§ What the task asks: Leave out any pictures and transcribe all other data below exactly.

§ Information shown:
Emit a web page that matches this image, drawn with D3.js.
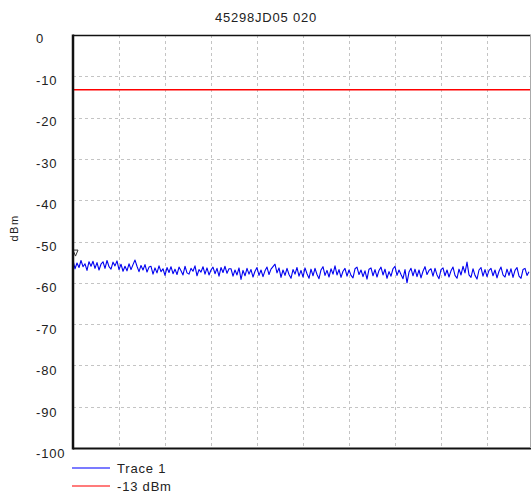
<!DOCTYPE html>
<html>
<head>
<meta charset="utf-8">
<script src="https://cdn.jsdelivr.net/npm/d3@7"></script>
<style>
  html, body { margin: 0; padding: 0; background: #fff; }
  svg { display: block; font-family: "Liberation Sans", Arial, sans-serif; }
</style>
</head>
<body>
<svg id="chart" width="531" height="495"></svg>
<script>
// Chart title and axis labels
const chartTitle = "45298JD05 020";
const yAxisLabel = "dBm";
const yTicks = [0, -10, -20, -30, -40, -50, -60, -70, -80, -90, -100];
const xGridTicks = [10, 20, 30, 40, 50, 60, 70, 80, 90];

// Limit line level (dBm)
const limitLevel = -13;

// Measured trace, dBm, one sample per sweep bin
const trace1 = [
  -54.5, -56.6, -55.2, -56.3, -54.6, -56.1, -55.4, -57.0, -54.9, -56.0, -54.8, -56.5,
  -55.1, -56.9, -55.5, -54.9, -56.5, -54.6, -56.1, -56.7, -55.0, -55.9, -54.7, -56.8,
  -55.5, -57.2, -56.0, -57.1, -55.4, -56.8, -55.6, -54.5, -56.0, -57.3, -55.8, -56.9,
  -55.6, -57.4, -56.2,
  -56.0, -57.9, -56.4, -57.6, -55.9, -57.3, -56.6, -58.2, -56.3, -57.5, -56.1, -57.8,
  -56.7, -58.0, -56.2, -57.1, -58.1, -56.0, -57.6, -57.9, -56.5, -57.2, -55.9, -58.3,
  -56.8, -57.4, -56.1, -57.9, -56.4, -58.1, -56.9, -56.2, -57.8, -56.5, -58.4, -56.3,
  -57.5, -56.0, -57.7, -56.6,
  -56.6, -58.4, -56.9, -58.1, -56.4, -59.2, -57.0, -58.3, -56.5, -57.9,
  -56.8, -58.6, -57.2, -56.3, -58.2, -56.9, -58.5, -57.1, -56.2, -58.0,
  -56.7, -56.1, -55.5, -57.6, -56.4, -58.7, -56.9, -58.2, -56.5, -58.0,
  -58.9, -56.8, -57.9, -56.3, -58.4, -57.0, -58.6, -56.4, -57.8, -58.9,
  -56.7, -58.3, -56.5, -58.0, -59.0, -56.9, -56.1, -58.2, -57.0, -58.6,
  -56.6, -57.9, -55.9, -58.1, -56.8, -58.7, -57.2, -56.5, -58.4, -56.9,
  -58.2, -58.8, -56.6, -56.2, -58.0, -56.9, -58.5, -57.1, -59.1, -56.7,
  -56.4, -58.3, -56.8, -58.6, -57.0, -56.2, -58.1, -56.7, -58.9, -57.3,
  -58.4, -56.6, -56.0, -58.2, -56.9, -58.0, -59.0, -56.8, -60.0, -57.4,
  -56.5, -58.3, -56.7, -58.5, -56.9, -58.8, -57.2, -56.1, -58.0, -57.0,
  -56.6, -58.4, -56.5, -58.1, -59.0, -56.8, -56.4, -58.3, -56.9, -58.6,
  -57.1, -56.2, -58.2, -58.9, -56.7, -58.1, -56.0, -57.6, -55.0, -58.1,
  -58.7, -56.6, -58.2, -59.1, -56.9, -56.3, -58.4, -56.8, -58.5, -57.0,
  -56.5, -58.3, -56.9, -58.8, -57.2, -56.2, -58.1, -58.6, -56.7, -58.2,
  -56.6, -58.7, -57.0, -56.3, -58.4, -58.9, -56.8, -56.5, -58.2, -57.3
];
const binsPerSweep = 230;

// Legend entries
const legendItems = [
  { label: "Trace 1", color: "#7b7bff" },
  { label: "-13 dBm", color: "#ff7b7b" }
];

const svg = d3.select("#chart");
const plot = { left: 73, right: 533, top: 35, bottom: 448 };

const x = d3.scaleLinear().domain([0, 100]).range([plot.left, plot.right]);
const y = d3.scaleLinear().domain([0, -100]).range([plot.top, plot.bottom]);

// Title
svg.append("text")
  .attr("x", 266).attr("y", 22)
  .attr("text-anchor", "middle")
  .attr("font-size", 13).attr("letter-spacing", 0.8)
  .attr("fill", "#222")
  .text(chartTitle);

// Grid
const grid = svg.append("g")
  .attr("stroke", "#c4c4c4").attr("stroke-width", 1)
  .attr("stroke-dasharray", "3,3").attr("fill", "none");
grid.selectAll("line.h").data(yTicks.filter(v => v !== 0 && v !== -100)).join("line")
  .attr("class", "h")
  .attr("x1", plot.left).attr("x2", 530)
  .attr("y1", d => Math.round(y(d)) + 0.5).attr("y2", d => Math.round(y(d)) + 0.5);
grid.selectAll("line.v").data(xGridTicks).join("line")
  .attr("class", "v")
  .attr("x1", d => Math.round(x(d)) + 0.5).attr("x2", d => Math.round(x(d)) + 0.5)
  .attr("y1", plot.top).attr("y2", plot.bottom);

// Y tick labels
svg.append("g").selectAll("text").data(yTicks).join("text")
  .attr("x", 36)
  .attr("y", d => y(d) + 8 + (-d / 100) * 2)
  .attr("font-size", 13).attr("letter-spacing", 0.8)
  .attr("fill", "#222")
  .text(d => d);

// Y axis title
svg.append("text")
  .attr("transform", "translate(18,228) rotate(-90)")
  .attr("text-anchor", "middle")
  .attr("font-size", 11).attr("letter-spacing", 1.5)
  .attr("fill", "#222")
  .text(yAxisLabel);

// Limit line
svg.append("rect")
  .attr("x", plot.left).attr("width", 530 - plot.left)
  .attr("y", Math.round(y(limitLevel))).attr("height", 1.5)
  .attr("fill", "#ff0000");

// Trace
const line = d3.line()
  .x((d, i) => x(i * 100 / binsPerSweep))
  .y(d => y(d));
svg.append("path")
  .datum(trace1)
  .attr("d", line)
  .attr("fill", "none")
  .attr("stroke", "#0000f0")
  .attr("stroke-width", 1.1)
  .attr("stroke-linejoin", "round");

// Marker at the first trace point
const mx = x(0) + 2.5, my = y(trace1[0]) - 5;
svg.append("path")
  .attr("d", `M${mx - 2.5},${my - 5} L${mx + 2.5},${my - 5} L${mx},${my + 1} Z`)
  .attr("fill", "none").attr("stroke", "#333").attr("stroke-width", 1);

// Frame
svg.append("line").attr("x1", plot.left).attr("x2", 531)
  .attr("y1", plot.top + 0.5).attr("y2", plot.top + 0.5)
  .attr("stroke", "#111").attr("stroke-width", 1.5);
svg.append("line").attr("x1", plot.left).attr("x2", 531)
  .attr("y1", plot.bottom + 0.5).attr("y2", plot.bottom + 0.5)
  .attr("stroke", "#111").attr("stroke-width", 2);
svg.append("line").attr("x1", 530.5).attr("x2", 530.5)
  .attr("y1", plot.top).attr("y2", plot.bottom)
  .attr("stroke", "#aaa").attr("stroke-width", 1);
svg.append("line").attr("x1", plot.left).attr("x2", plot.left)
  .attr("y1", plot.top - 0.5).attr("y2", plot.bottom + 1.5)
  .attr("stroke", "#111").attr("stroke-width", 2.5);

// Legend
const legend = svg.append("g").selectAll("g").data(legendItems).join("g")
  .attr("transform", (d, i) => `translate(72,${468 + i * 18})`);
legend.append("line")
  .attr("x1", 0).attr("x2", 38).attr("y1", 0).attr("y2", 0)
  .attr("stroke", d => d.color).attr("stroke-width", 2);
legend.append("text")
  .attr("x", 45).attr("y", 5)
  .attr("font-size", 13).attr("letter-spacing", 0.8)
  .attr("fill", "#222")
  .text(d => d.label);
</script>
</body>
</html>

§ Exercise result:
Emit a web page that matches this image, drawn with D3.js.
<!DOCTYPE html>
<html>
<head>
<meta charset="utf-8">
<script src="https://cdn.jsdelivr.net/npm/d3@7"></script>
<style>
  html, body { margin: 0; padding: 0; background: #fff; }
  svg { display: block; font-family: "Liberation Sans", Arial, sans-serif; }
</style>
</head>
<body>
<svg id="chart" width="531" height="495"></svg>
<script>
// Chart title and axis labels
const chartTitle = "45298JD05 020";
const yAxisLabel = "dBm";
const yTicks = [0, -10, -20, -30, -40, -50, -60, -70, -80, -90, -100];
const xGridTicks = [10, 20, 30, 40, 50, 60, 70, 80, 90];

// Limit line level (dBm)
const limitLevel = -13;

// Measured trace, dBm, one sample per sweep bin
const trace1 = [
  -54.5, -56.6, -55.2, -56.3, -54.6, -56.1, -55.4, -57.0, -54.9, -56.0, -54.8, -56.5,
  -55.1, -56.9, -55.5, -54.9, -56.5, -54.6, -56.1, -56.7, -55.0, -55.9, -54.7, -56.8,
  -55.5, -57.2, -56.0, -57.1, -55.4, -56.8, -55.6, -54.5, -56.0, -57.3, -55.8, -56.9,
  -55.6, -57.4, -56.2,
  -56.0, -57.9, -56.4, -57.6, -55.9, -57.3, -56.6, -58.2, -56.3, -57.5, -56.1, -57.8,
  -56.7, -58.0, -56.2, -57.1, -58.1, -56.0, -57.6, -57.9, -56.5, -57.2, -55.9, -58.3,
  -56.8, -57.4, -56.1, -57.9, -56.4, -58.1, -56.9, -56.2, -57.8, -56.5, -58.4, -56.3,
  -57.5, -56.0, -57.7, -56.6,
  -56.6, -58.4, -56.9, -58.1, -56.4, -59.2, -57.0, -58.3, -56.5, -57.9,
  -56.8, -58.6, -57.2, -56.3, -58.2, -56.9, -58.5, -57.1, -56.2, -58.0,
  -56.7, -56.1, -55.5, -57.6, -56.4, -58.7, -56.9, -58.2, -56.5, -58.0,
  -58.9, -56.8, -57.9, -56.3, -58.4, -57.0, -58.6, -56.4, -57.8, -58.9,
  -56.7, -58.3, -56.5, -58.0, -59.0, -56.9, -56.1, -58.2, -57.0, -58.6,
  -56.6, -57.9, -55.9, -58.1, -56.8, -58.7, -57.2, -56.5, -58.4, -56.9,
  -58.2, -58.8, -56.6, -56.2, -58.0, -56.9, -58.5, -57.1, -59.1, -56.7,
  -56.4, -58.3, -56.8, -58.6, -57.0, -56.2, -58.1, -56.7, -58.9, -57.3,
  -58.4, -56.6, -56.0, -58.2, -56.9, -58.0, -59.0, -56.8, -60.0, -57.4,
  -56.5, -58.3, -56.7, -58.5, -56.9, -58.8, -57.2, -56.1, -58.0, -57.0,
  -56.6, -58.4, -56.5, -58.1, -59.0, -56.8, -56.4, -58.3, -56.9, -58.6,
  -57.1, -56.2, -58.2, -58.9, -56.7, -58.1, -56.0, -57.6, -55.0, -58.1,
  -58.7, -56.6, -58.2, -59.1, -56.9, -56.3, -58.4, -56.8, -58.5, -57.0,
  -56.5, -58.3, -56.9, -58.8, -57.2, -56.2, -58.1, -58.6, -56.7, -58.2,
  -56.6, -58.7, -57.0, -56.3, -58.4, -58.9, -56.8, -56.5, -58.2, -57.3
];
const binsPerSweep = 230;

// Legend entries
const legendItems = [
  { label: "Trace 1", color: "#7b7bff" },
  { label: "-13 dBm", color: "#ff7b7b" }
];

const svg = d3.select("#chart");
const plot = { left: 73, right: 533, top: 35, bottom: 448 };

const x = d3.scaleLinear().domain([0, 100]).range([plot.left, plot.right]);
const y = d3.scaleLinear().domain([0, -100]).range([plot.top, plot.bottom]);

// Title
svg.append("text")
  .attr("x", 266).attr("y", 22)
  .attr("text-anchor", "middle")
  .attr("font-size", 13).attr("letter-spacing", 0.8)
  .attr("fill", "#222")
  .text(chartTitle);

// Grid
const grid = svg.append("g")
  .attr("stroke", "#c4c4c4").attr("stroke-width", 1)
  .attr("stroke-dasharray", "3,3").attr("fill", "none");
grid.selectAll("line.h").data(yTicks.filter(v => v !== 0 && v !== -100)).join("line")
  .attr("class", "h")
  .attr("x1", plot.left).attr("x2", 530)
  .attr("y1", d => Math.round(y(d)) + 0.5).attr("y2", d => Math.round(y(d)) + 0.5);
grid.selectAll("line.v").data(xGridTicks).join("line")
  .attr("class", "v")
  .attr("x1", d => Math.round(x(d)) + 0.5).attr("x2", d => Math.round(x(d)) + 0.5)
  .attr("y1", plot.top).attr("y2", plot.bottom);

// Y tick labels
svg.append("g").selectAll("text").data(yTicks).join("text")
  .attr("x", 36)
  .attr("y", d => y(d) + 8 + (-d / 100) * 2)
  .attr("font-size", 13).attr("letter-spacing", 0.8)
  .attr("fill", "#222")
  .text(d => d);

// Y axis title
svg.append("text")
  .attr("transform", "translate(18,228) rotate(-90)")
  .attr("text-anchor", "middle")
  .attr("font-size", 11).attr("letter-spacing", 1.5)
  .attr("fill", "#222")
  .text(yAxisLabel);

// Limit line
svg.append("rect")
  .attr("x", plot.left).attr("width", 530 - plot.left)
  .attr("y", Math.round(y(limitLevel))).attr("height", 1.5)
  .attr("fill", "#ff0000");

// Trace
const line = d3.line()
  .x((d, i) => x(i * 100 / binsPerSweep))
  .y(d => y(d));
svg.append("path")
  .datum(trace1)
  .attr("d", line)
  .attr("fill", "none")
  .attr("stroke", "#0000f0")
  .attr("stroke-width", 1.1)
  .attr("stroke-linejoin", "round");

// Marker at the first trace point
const mx = x(0) + 2.5, my = y(trace1[0]) - 5;
svg.append("path")
  .attr("d", `M${mx - 2.5},${my - 5} L${mx + 2.5},${my - 5} L${mx},${my + 1} Z`)
  .attr("fill", "none").attr("stroke", "#333").attr("stroke-width", 1);

// Frame
svg.append("line").attr("x1", plot.left).attr("x2", 531)
  .attr("y1", plot.top + 0.5).attr("y2", plot.top + 0.5)
  .attr("stroke", "#111").attr("stroke-width", 1.5);
svg.append("line").attr("x1", plot.left).attr("x2", 531)
  .attr("y1", plot.bottom + 0.5).attr("y2", plot.bottom + 0.5)
  .attr("stroke", "#111").attr("stroke-width", 2);
svg.append("line").attr("x1", 530.5).attr("x2", 530.5)
  .attr("y1", plot.top).attr("y2", plot.bottom)
  .attr("stroke", "#aaa").attr("stroke-width", 1);
svg.append("line").attr("x1", plot.left).attr("x2", plot.left)
  .attr("y1", plot.top - 0.5).attr("y2", plot.bottom + 1.5)
  .attr("stroke", "#111").attr("stroke-width", 2.5);

// Legend
const legend = svg.append("g").selectAll("g").data(legendItems).join("g")
  .attr("transform", (d, i) => `translate(72,${468 + i * 18})`);
legend.append("line")
  .attr("x1", 0).attr("x2", 38).attr("y1", 0).attr("y2", 0)
  .attr("stroke", d => d.color).attr("stroke-width", 2);
legend.append("text")
  .attr("x", 45).attr("y", 5)
  .attr("font-size", 13).attr("letter-spacing", 0.8)
  .attr("fill", "#222")
  .text(d => d.label);
</script>
</body>
</html>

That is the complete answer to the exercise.